A Reuters report has a bit more information though. It notes that the American has been held for six years already, pre-sentencing. That six years is being deducted from his 18-year sentence as “time served.” Again, though, details are lacking. The Reuters reports obliquely suggests that there was some sort of involvement in protests in the Shi’a-populated Easter Province, but doesn’t actually say that. The border between “protest” and “supporting terrorism” is notoriously thin when it comes to Shi’a matters in Saudi Arabia, though. As a consequence, we really don’t know anything other than that an American has been sentenced. Perhaps the question will be raised in a US State Department press conference…

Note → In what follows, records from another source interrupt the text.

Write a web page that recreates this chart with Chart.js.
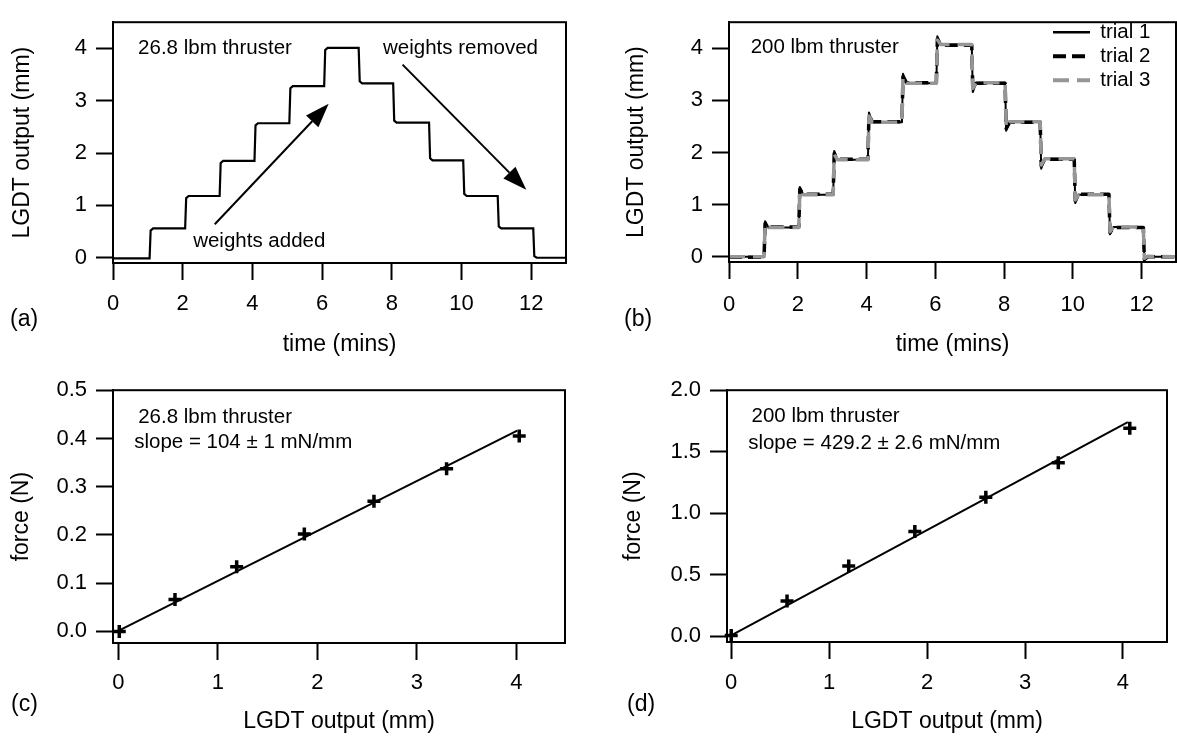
<!DOCTYPE html>
<html>
<head>
<meta charset="utf-8">
<script src="https://cdn.jsdelivr.net/npm/chart.js@4.4.1/dist/chart.umd.min.js"></script>
<style>
  body { margin: 0; background: #fff; }
  #wrap { position: relative; width: 1177px; height: 736px; background: #fff; }
  canvas { position: absolute; }
</style>
</head>
<body>
<div id="wrap">
  <canvas id="chartA" width="588" height="368" style="left:0;top:0"></canvas>
  <canvas id="chartB" width="589" height="368" style="left:588px;top:0"></canvas>
  <canvas id="chartC" width="588" height="368" style="left:0;top:368px"></canvas>
  <canvas id="chartD" width="589" height="368" style="left:588px;top:368px"></canvas>
</div>
<script>
const FONT = "'Liberation Sans', Arial, Helvetica, sans-serif";
Chart.defaults.font.family = FONT;
Chart.defaults.color = '#000';

// (a) 26.8 lbm thruster - LGDT output while weights are added / removed
const aTime = [0, 1.05, 1.08, 1.15, 2.07, 2.10, 2.17, 3.06, 3.09, 3.16, 4.06, 4.09, 4.16,
  5.06, 5.09, 5.16, 6.06, 6.09, 6.16, 7.05, 7.08, 7.15, 8.04, 8.07, 8.14, 9.07, 9.10, 9.17,
  10.05, 10.08, 10.15, 11.04, 11.07, 11.14, 12.06, 12.09, 12.16, 13];
const aOutput = [-0.01, -0.01, 0.52, 0.56, 0.56, 1.14, 1.18, 1.18, 1.81, 1.85, 1.85, 2.53, 2.57,
  2.57, 3.24, 3.28, 3.28, 3.97, 4.01, 4.01, 3.37, 3.33, 3.33, 2.62, 2.58, 2.58, 1.90, 1.86,
  1.86, 1.22, 1.18, 1.18, 0.60, 0.56, 0.56, 0.03, 0.0, 0.0];

// (b) 200 lbm thruster - three trials
const bTime = [0, 1.02, 1.05, 1.15, 2.03, 2.06, 2.16, 3.03, 3.06, 3.16, 4.04, 4.07, 4.17,
  5.03, 5.06, 5.16, 6.03, 6.06, 6.16, 7.06, 7.09, 7.19, 8.03, 8.06, 8.16, 9.05, 9.08, 9.18,
  10.04, 10.07, 10.17, 11.05, 11.08, 11.18, 12.05, 12.08, 12.18, 13];
const bTrial1 = [0.0, 0.0, 0.68, 0.56, 0.56, 1.34, 1.19, 1.19, 2.03, 1.86, 1.86, 2.77, 2.58,
  2.58, 3.51, 3.33, 3.33, 4.23, 4.07, 4.07, 3.16, 3.34, 3.34, 2.42, 2.59, 2.59, 1.69, 1.88,
  1.88, 1.03, 1.19, 1.19, 0.43, 0.57, 0.57, -0.07, 0.0, 0.0];
const bTrial2 = [-0.01, -0.01, 0.64, 0.57, 0.57, 1.30, 1.20, 1.20, 1.98, 1.87, 1.87, 2.72, 2.59,
  2.59, 3.46, 3.34, 3.34, 4.18, 4.06, 4.06, 3.21, 3.33, 3.33, 2.46, 2.58, 2.58, 1.74, 1.87,
  1.87, 1.07, 1.20, 1.20, 0.46, 0.56, 0.56, -0.05, 0.0, 0.0];
const bTrial3 = [0.0, 0.0, 0.62, 0.56, 0.56, 1.28, 1.19, 1.19, 1.96, 1.86, 1.86, 2.70, 2.58,
  2.58, 3.44, 3.33, 3.33, 4.16, 4.07, 4.07, 3.23, 3.34, 3.34, 2.48, 2.59, 2.59, 1.76, 1.88,
  1.88, 1.09, 1.19, 1.19, 0.48, 0.57, 0.57, -0.03, 0.01, 0.0];
const trialLabels = ['trial 1', 'trial 2', 'trial 3'];

// (c) 26.8 lbm thruster calibration
const cOutput = [0.01, 0.57, 1.19, 1.87, 2.57, 3.30, 4.03];
const cForce = [0.0, 0.066, 0.134, 0.202, 0.270, 0.337, 0.405];
const cFitOutput = [0.0, 4.01];
const cFitForce = [0.001, 0.416];

// (d) 200 lbm thruster calibration
const dOutput = [0.0, 0.57, 1.20, 1.875, 2.60, 3.34, 4.07];
const dForce = [0.005, 0.285, 0.57, 0.85, 1.13, 1.41, 1.69];
const dFitOutput = [0.0, 4.05];
const dFitForce = [0.005, 1.74];

// tick labels
const timeTicks = [0, 2, 4, 6, 8, 10, 12];
const lgdtTicks = [0, 1, 2, 3, 4];
const cForceTicks = [0, 0.1, 0.2, 0.3, 0.4, 0.5];
const dForceTicks = [0, 0.5, 1.0, 1.5, 2.0];

const pts = (xs, ys) => xs.map((v, i) => ({x: v, y: ys[i]}));

function axis(pos, min, max, ticks, fmt, title, size, pad, tpad) {
  return {
    type: 'linear', position: pos, min: min, max: max,
    afterBuildTicks: s => { s.ticks = ticks.map(v => ({value: v})); },
    afterFit: s => { if (pos === 'left') s.width = size; else s.height = size; },
    grid: { display: true, drawOnChartArea: false, drawTicks: true, tickLength: 17, tickWidth: 2, tickColor: '#000' },
    border: { display: true, color: '#000', width: 2 },
    ticks: { padding: pad, font: { size: 22 }, color: '#000', maxRotation: 0, autoSkip: false, callback: v => fmt(v) },
    title: { display: true, text: title, font: { size: 23 }, color: '#000', padding: tpad }
  };
}
const int = v => String(Math.round(v));
const one = v => v.toFixed(1);

// box round the plot area
const frame = {
  id: 'frame',
  afterDatasetsDraw(chart) {
    const {ctx, chartArea: a} = chart;
    ctx.save();
    ctx.strokeStyle = '#000';
    ctx.lineWidth = 2;
    ctx.strokeRect(a.left, a.top, a.right - a.left, a.bottom - a.top);
    ctx.restore();
  }
};

// text, arrows and panel letter
const notes = {
  id: 'notes',
  afterDraw(chart, args, o) {
    const {ctx, scales: {x, y}} = chart;
    ctx.save();
    ctx.fillStyle = '#000';
    ctx.strokeStyle = '#000';
    ctx.textBaseline = 'middle';
    ctx.textAlign = 'left';
    ctx.font = '20.5px ' + FONT;
    (o.texts || []).forEach(t => ctx.fillText(t.text, x.getPixelForValue(t.x), y.getPixelForValue(t.y)));
    (o.arrows || []).forEach(a => {
      const x0 = x.getPixelForValue(a.from[0]), y0 = y.getPixelForValue(a.from[1]);
      const x1 = x.getPixelForValue(a.to[0]), y1 = y.getPixelForValue(a.to[1]);
      const ang = Math.atan2(y1 - y0, x1 - x0);
      const L = 24, W = 8.5;
      const bx = x1 - L * Math.cos(ang), by = y1 - L * Math.sin(ang);
      ctx.lineWidth = 2;
      ctx.beginPath();
      ctx.moveTo(x0, y0);
      ctx.lineTo(bx, by);
      ctx.stroke();
      ctx.beginPath();
      ctx.moveTo(x1, y1);
      ctx.lineTo(bx + W * Math.sin(ang), by - W * Math.cos(ang));
      ctx.lineTo(bx - W * Math.sin(ang), by + W * Math.cos(ang));
      ctx.closePath();
      ctx.fill();
    });
    if (o.panel) {
      ctx.font = '23px ' + FONT;
      ctx.fillText(o.panel.text, o.panel.px, o.panel.py);
    }
    ctx.restore();
  }
};

// put the legend inside the plot, top right
const legendSpot = {
  id: 'legendSpot',
  afterLayout(chart, args, o) {
    const lg = chart.legend;
    if (!lg || o.left == null) return;
    lg.left = o.left;
    lg.top = o.top;
    lg.right = o.left + lg.width;
    lg.bottom = o.top + lg.height + 100;
  }
};

const base = {
  responsive: false,
  animation: false,
  events: [],
  layout: { padding: { top: 7, right: 22, left: 0, bottom: 0 } }
};

// (a)
new Chart(document.getElementById('chartA'), {
  type: 'scatter',
  data: {
    datasets: [{
      label: '26.8 lbm', data: pts(aTime, aOutput), showLine: true,
      borderColor: '#000', borderWidth: 2.2, pointRadius: 0
    }]
  },
  options: Object.assign({}, base, {
    layout: { padding: { top: 7, right: 22, left: 0, bottom: 0 } },
    scales: {
      x: axis('bottom', 0, 13, timeTicks, int, 'time (mins)', 105, 11, 9.2),
      y: axis('left', -0.1, 4.5, lgdtTicks, int, 'LGDT output (mm)', 113, 9, 9.2)
    },
    plugins: {
      legend: { display: false }, tooltip: { enabled: false },
      notes: {
        texts: [
          { text: '26.8 lbm thruster', x: 0.72, y: 4.01 },
          { text: 'weights added', x: 2.30, y: 0.31 },
          { text: 'weights removed', x: 7.75, y: 4.0 }
        ],
        arrows: [
          { from: [2.92, 0.64], to: [6.19, 2.94] },
          { from: [8.31, 3.69], to: [11.86, 1.30] }
        ],
        panel: { text: '(a)', px: 10, py: 320 }
      }
    }
  }),
  plugins: [frame, notes]
});

// (b)
new Chart(document.getElementById('chartB'), {
  type: 'scatter',
  data: {
    datasets: [
      { label: trialLabels[0], data: pts(bTime, bTrial1), showLine: true, order: 2,
        borderColor: '#000', borderWidth: 2, borderJoinStyle: 'round', pointRadius: 0 },
      { label: trialLabels[1], data: pts(bTime, bTrial2), showLine: true, order: 1,
        borderColor: '#000', borderWidth: 3.5, borderDash: [13, 6], borderJoinStyle: 'round', pointRadius: 0 },
      { label: trialLabels[2], data: pts(bTime, bTrial3), showLine: true, order: 0,
        borderColor: 'rgb(150,150,150)', borderWidth: 3.5, borderDash: [16, 8], borderJoinStyle: 'round', pointRadius: 0 }
    ]
  },
  options: Object.assign({}, base, {
    layout: { padding: { top: 7, right: 1, left: 0, bottom: 0 } },
    scales: {
      x: axis('bottom', 0, 13, timeTicks, int, 'time (mins)', 106, 12.5, 9.2),
      y: axis('left', -0.1, 4.5, lgdtTicks, int, 'LGDT output (mm)', 141, 9, 35.2)
    },
    plugins: {
      tooltip: { enabled: false },
      legend: {
        display: true, position: 'chartArea', align: 'start',
        labels: {
          usePointStyle: true, pointStyleWidth: 37, padding: 3.5, color: '#000',
          font: { size: 20.5 },
          generateLabels: chart => chart.data.datasets.map((ds, i) => ({
            text: ds.label, datasetIndex: i, hidden: false, fontColor: '#000',
            strokeStyle: ds.borderColor, fillStyle: ds.borderColor,
            lineWidth: ds.borderWidth + 0.5, lineDash: ds.borderDash || [],
            lineCap: 'butt', pointStyle: 'line'
          }))
        }
      },
      legendSpot: { left: 461.5, top: 18.5 },
      notes: {
        texts: [{ text: '200 lbm thruster', x: 0.63, y: 4.02 }],
        panel: { text: '(b)', px: 36, py: 320 }
      }
    }
  }),
  plugins: [frame, notes, legendSpot]
});

function calib(id, xs, ys, fx, fy, yMin, yMax, yTicks, opt) {
  return new Chart(document.getElementById(id), {
    type: 'scatter',
    data: {
      datasets: [
        { label: 'measured', data: pts(xs, ys), showLine: false, clip: false,
          pointStyle: 'cross', pointRadius: 6.5, pointBorderWidth: 3.5,
          pointBorderColor: '#000', pointBackgroundColor: '#000' },
        { label: 'fit', data: pts(fx, fy), showLine: true,
          borderColor: '#000', borderWidth: 2, pointRadius: 0 }
      ]
    },
    options: Object.assign({}, base, {
      layout: { padding: { top: 17, right: opt.right, left: 0, bottom: 0 } },
      scales: {
        x: axis('bottom', opt.xMin, opt.xMax, lgdtTicks, int, 'LGDT output (mm)', opt.xSize, opt.xPad, 0.2),
        y: axis('left', yMin, yMax, yTicks, one, 'force (N)', opt.ySize, 9, opt.yTitlePad)
      },
      plugins: {
        legend: { display: false }, tooltip: { enabled: false },
        notes: { texts: opt.texts, panel: opt.panel }
      }
    }),
    plugins: [frame, notes]
  });
}

// (c)
calib('chartC', cOutput, cForce, cFitOutput, cFitForce, -0.024, 0.5, cForceTicks, {
  right: 23, xMin: -0.053, xMax: 4.49, xSize: 93, xPad: 9.8, ySize: 113, yTitlePad: 8.2,
  texts: [
    { text: '26.8 lbm thruster', x: 0.20, y: 0.443 },
    { text: 'slope = 104 \u00b1 1 mN/mm', x: 0.16, y: 0.392 }
  ],
  panel: { text: '(c)', px: 11, py: 337 }
});

// (d)
calib('chartD', dOutput, dForce, dFitOutput, dFitForce, -0.048, 2.0, dForceTicks, {
  right: 1, xMin: -0.043, xMax: 4.45, xSize: 94, xPad: 10.8, ySize: 139, yTitlePad: 32.2,
  texts: [
    { text: '200 lbm thruster', x: 0.207, y: 1.786 },
    { text: 'slope = 429.2 \u00b1 2.6 mN/mm', x: 0.173, y: 1.566 }
  ],
  panel: { text: '(d)', px: 39, py: 337 }
});
</script>
</body>
</html>
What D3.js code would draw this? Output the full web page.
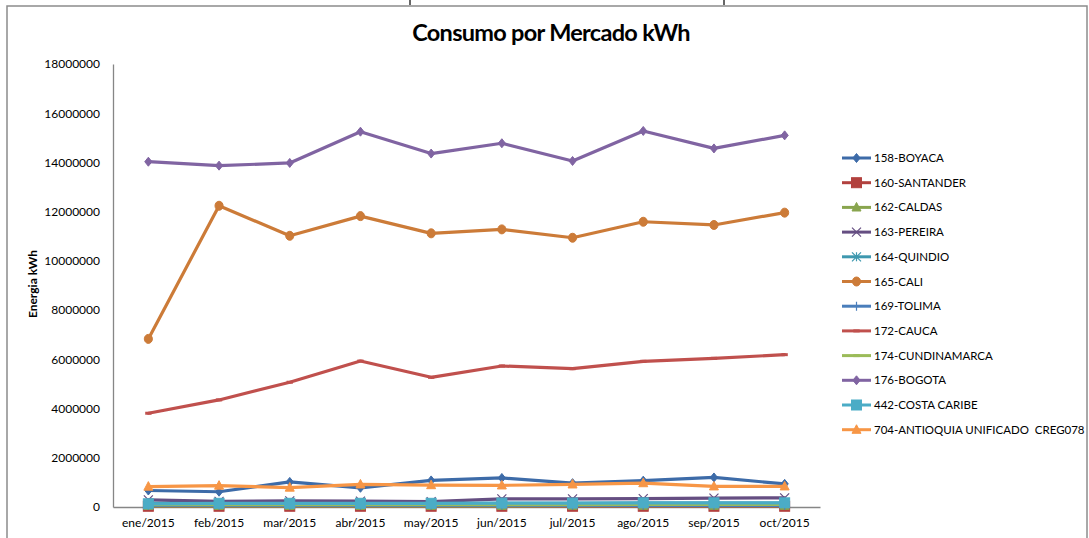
<!DOCTYPE html>
<html><head><meta charset="utf-8">
<script src="https://cdn.jsdelivr.net/npm/d3@7"></script>
<style>
html,body{margin:0;padding:0;background:#fff;}
text{font-family:Lato,"Open Sans",sans-serif;fill:#000;}
</style></head>
<body><svg id="c" width="1089" height="538"></svg>
<script>
const months = ["ene/2015","feb/2015","mar/2015","abr/2015","may/2015","jun/2015","jul/2015","ago/2015","sep/2015","oct/2015"];
const yTicks = [0,2000000,4000000,6000000,8000000,10000000,12000000,14000000,16000000,18000000];
const seriesNames = ["158-BOYACA","160-SANTANDER","162-CALDAS","163-PEREIRA","164-QUINDIO","165-CALI","169-TOLIMA","172-CAUCA","174-CUNDINAMARCA","176-BOGOTA","442-COSTA CARIBE","704-ANTIOQUIA UNIFICADO  CREG078"];
const boyaca      = [670000,620000,1020000,780000,1080000,1180000,970000,1070000,1200000,940000];
const santander   = [30000,30000,30000,30000,30000,30000,30000,30000,30000,30000];
const caldas      = [45000,45000,45000,45000,45000,45000,50000,50000,50000,50000];
const pereira     = [290000,230000,250000,240000,220000,330000,330000,340000,360000,370000];
const quindio     = [150000,140000,140000,140000,140000,150000,150000,160000,160000,160000];
const cali        = [6830000,12240000,11020000,11820000,11120000,11280000,10940000,11590000,11460000,11960000];
const tolima      = [70000,70000,70000,70000,70000,70000,70000,70000,70000,70000];
const cauca       = [3810000,4350000,5070000,5930000,5270000,5730000,5620000,5920000,6040000,6190000];
const cundinamarca= [100000,100000,100000,100000,100000,100000,100000,110000,110000,110000];
const bogota      = [14030000,13870000,13980000,15250000,14360000,14780000,14060000,15280000,14570000,15100000];
const costaCaribe = [130000,150000,150000,150000,150000,160000,160000,170000,170000,170000];
const antioquia   = [830000,870000,790000,920000,890000,880000,920000,970000,840000,840000];

const seriesValues = [boyaca,santander,caldas,pereira,quindio,cali,tolima,cauca,cundinamarca,bogota,costaCaribe,antioquia];
const colors  = ["#3D6BA8","#B2413E","#89A54E","#654E82","#3E98AF","#CC7B38","#4A7EBB","#C0504D","#9BBB59","#8064A2","#4BACC6","#F79646"];
const markers = ["diamond","square","triangle","x","star","circle","plus","dash","dash","diamond","square","triangle"];

const svg = d3.select("#c");
svg.append("rect").attr("x",7).attr("y",6).attr("width",1080).attr("height",545)
  .attr("fill","none").attr("stroke","#8c8c8c").attr("stroke-width",1.5);
svg.append("line").attr("x1",410).attr("x2",410).attr("y1",0).attr("y2",5).attr("stroke","#333").attr("stroke-width",1.5);
svg.append("line").attr("x1",724).attr("x2",724).attr("y1",0).attr("y2",5).attr("stroke","#333").attr("stroke-width",1.5);

svg.append("text").attr("x",551).attr("y",41).attr("text-anchor","middle")
  .style("font-weight","bold").style("font-size","23.5px").style("letter-spacing","-0.7px").text("Consumo por Mercado kWh");

const x = d3.scaleBand().domain(months).range([113,820]);
const y = d3.scaleLinear().domain([0,18000000]).range([507,64]);
const cx = m => x(m) + x.bandwidth()/2;

const gy = svg.append("g").attr("transform","translate(113,0)")
  .call(d3.axisLeft(y).tickValues(yTicks).tickFormat(d3.format("d")).tickSize(0).tickPadding(13));
gy.select(".domain").attr("stroke","#868686").attr("stroke-width",1.3);
gy.selectAll("text").style("font-size","12px").style("font-family","Lato");

const gx = svg.append("g").attr("transform","translate(0,507)")
  .call(d3.axisBottom(x).tickSize(0).tickPadding(11));
gx.select(".domain").attr("stroke","#868686").attr("stroke-width",1.3);
gx.selectAll("text").style("font-size","12px").style("font-family","Lato");

svg.append("text").attr("transform","translate(37,284) rotate(-90)").attr("text-anchor","middle")
  .style("font-weight","bold").style("font-size","12px").text("Energia kWh");

function drawMarker(g, type, px, py, color, s){
  if(type==="diamond"){
    g.append("path").attr("d",`M${px},${py-s}L${px+s*0.8},${py}L${px},${py+s}L${px-s*0.8},${py}Z`).attr("fill",color).attr("stroke",color);
  } else if(type==="square"){
    g.append("rect").attr("x",px-s).attr("y",py-s).attr("width",2*s).attr("height",2*s).attr("fill",color).attr("stroke",color);
  } else if(type==="triangle"){
    g.append("path").attr("d",`M${px},${py-s*1.1}L${px+s},${py+s*0.8}L${px-s},${py+s*0.8}Z`).attr("fill",color).attr("stroke",color);
  } else if(type==="circle"){
    g.append("ellipse").attr("cx",px).attr("cy",py).attr("rx",s*0.9).attr("ry",s).attr("fill",color).attr("stroke",color);
  } else if(type==="x"){
    g.append("path").attr("d",`M${px-s},${py-s}L${px+s},${py+s}M${px+s},${py-s}L${px-s},${py+s}`).attr("stroke",color).attr("stroke-width",1.2).attr("fill","none");
  } else if(type==="star"){
    g.append("path").attr("d",`M${px-s},${py-s}L${px+s},${py+s}M${px+s},${py-s}L${px-s},${py+s}M${px},${py-s}L${px},${py+s}`).attr("stroke",color).attr("stroke-width",1.2).attr("fill","none");
  } else if(type==="plus"){
    g.append("path").attr("d",`M${px},${py-s}L${px},${py+s}M${px-s},${py}L${px+s},${py}`).attr("stroke",color).attr("stroke-width",1.2).attr("fill","none");
  } else if(type==="dash"){
    g.append("path").attr("d",`M${px-s*0.7},${py}L${px+s*0.7},${py}`).attr("stroke",color).attr("stroke-width",3).attr("fill","none");
  }
}

const line = d3.line().x((d,i)=>cx(months[i])).y(d=>y(d));
const plot = svg.append("g");
seriesValues.forEach((vals,k)=>{
  const g = plot.append("g");
  g.append("path").datum(vals).attr("d",line).attr("fill","none").attr("stroke",colors[k])
    .attr("stroke-width",3.2).attr("stroke-linejoin","round").attr("stroke-linecap","round");
  vals.forEach((v,i)=>drawMarker(g, markers[k], cx(months[i]), y(v), colors[k], markers[k]==="square"?5:4.5));
});

const lg = svg.append("g");
seriesNames.forEach((n,k)=>{
  const ly = 158 + k*24.7;
  lg.append("line").attr("x1",842).attr("x2",871).attr("y1",ly).attr("y2",ly).attr("stroke",colors[k]).attr("stroke-width",3);
  drawMarker(lg, markers[k], 856.5, ly, colors[k], markers[k]==="square"?5:4.5);
  lg.append("text").attr("x",874).attr("y",ly+4).style("font-size","11.5px").style("white-space","pre").text(n);
});
</script></body></html>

Saudi Arabia is making its negative stance toward IS and other extremist groups clear. In Arab News, there’s a report about the sentencing of a cleric who preached support as well as provided monetary support for jihadists. He received a five-year jail sentence and travel ban.
Riyadh’s special criminal court has sentenced a Saudi preacher to five years in prison for praising and supporting terrorist groups, such as the Islamic State (IS), during an Eid sermon at a local mosque in Riyadh in August 2013.
The defendant was also slapped with a five-year travel ban. The defendant was convicted of using Friday sermons to provoke and encourage dissidence, while glorifying terrorist groups and extremist ideas propagated by Al-Qaeda terrorists.
He was also convicted of financially supporting terrorism with more than SR1 million and harboring wanted terrorists. The defendant had previously received a letter from the Ministry of Islamic Affairs ordering him to stop delivering sermons at the mosque.
Saudi Gazette reports on the disquiet following the discovery of pro-ISIS graffiti on the walls of schools in eastern Riyadh. The article suggests that this is vandalism, but also that there is concern that the group’s appeal to young men is something to watch.
IS slogan found on school walls in Riyadh
Saudi Gazette report
RIYADH — The residents of Al-Naseem neighborhood, east Riyadh, were shocked when they saw the slogans of Islamic State (IS) on the walls of some schools, Al-Hayat daily reported.
A number of residents who spoke on condition of anonymity said they suspect that a group of young men were behind it.
The young men did not look religious but used to stay up till late on the streets near the schools, the residents said.
Sulaiman Al-Battah, sociologist, blamed social media for publishing inaccurate news reports and deviant ideas.
An interesting paper (5-page PDF) on how ISIS, Al-Qaeda and its spin-offs, and other extremist groups make use of social media to promote their messages and to recruit new members. The report is from the National Consortium for the Study of Terrorism and Response to Terrorism.
The innovative ways that foreign fighters in Syria and Iraq are leveraging social media and mobile apps to recruit aspirational supporters in the West reveal what is actually a paradigm shift occurring within the global jihadist movement, away from the organization-centric model advanced by Al-Qaida, to a movement unhindered by organizational structures. Counterterrorism policy and practice must rethink the way it approaches countering online radicalization.